Intertitles continue: "Negotiations with friends," "Song of return." British characters make their oppressor moves (It's worth noting that other than a few background actors, there are no Jewish characters in the film; Jacir effectively posits that the British are doing the Zionist work). The Secretary to the High Commissioner (Billy Howle) has a moral dilemma written with nuance; the High Commissioner himself (a wasted Jeremy Irons) manipulates a group of female protesters by suggesting that Arabs have a history of compromise. The strike begins, the strike ends. The Peel Commission plays God with a testament about partition that reverberates shatteringly. Then around the time the revolt begins, the intertitles disappear. Jacir weaves in more salient archival imagery. Buoyed by the talents of the great Hélène Louvart ("Romería," "Beach Rats"), one of three cinematographers, and the excellent, easily overlooked work of costume designer Hamada Atallah, which surely gives new meaning to a cinema of embroidery, she portrays detentions, betrayals, and dynamite guerrilla warfare with the right degree of rend.

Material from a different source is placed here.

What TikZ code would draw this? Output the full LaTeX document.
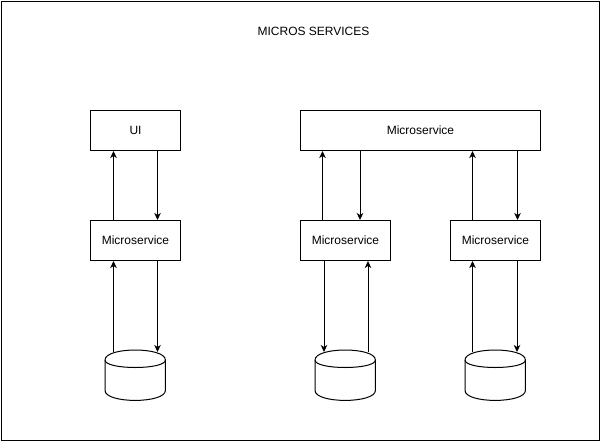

The rest as they is history. And history and storytelling are beasts of different pastures. For audiences to walk away with a firm grasp of this crucial chapter before the Nakba, "Palestine 36" would at least need to be a limited series. Anyhow, the film faced immense production challenges due to October 7, which jeopardized painstaking preproduction work in Palestine.
However, it's precisely because Jacir has woven cinema as quilt and polyphony that there will be some patches and some characters that an audience member will identify with strongly and others they'll walk away wondering about. I haven't even mentioned two pre-adolescent friends in Al-Basma village. What they witness in the movie's last half hour crosses lines they have known. One of them runs and keeps running. The thread, we know, runs to Gaza today.
"Palestine 36" premiered at the 2025 Toronto International Film Festival. It is currently seeking U.S. distribution.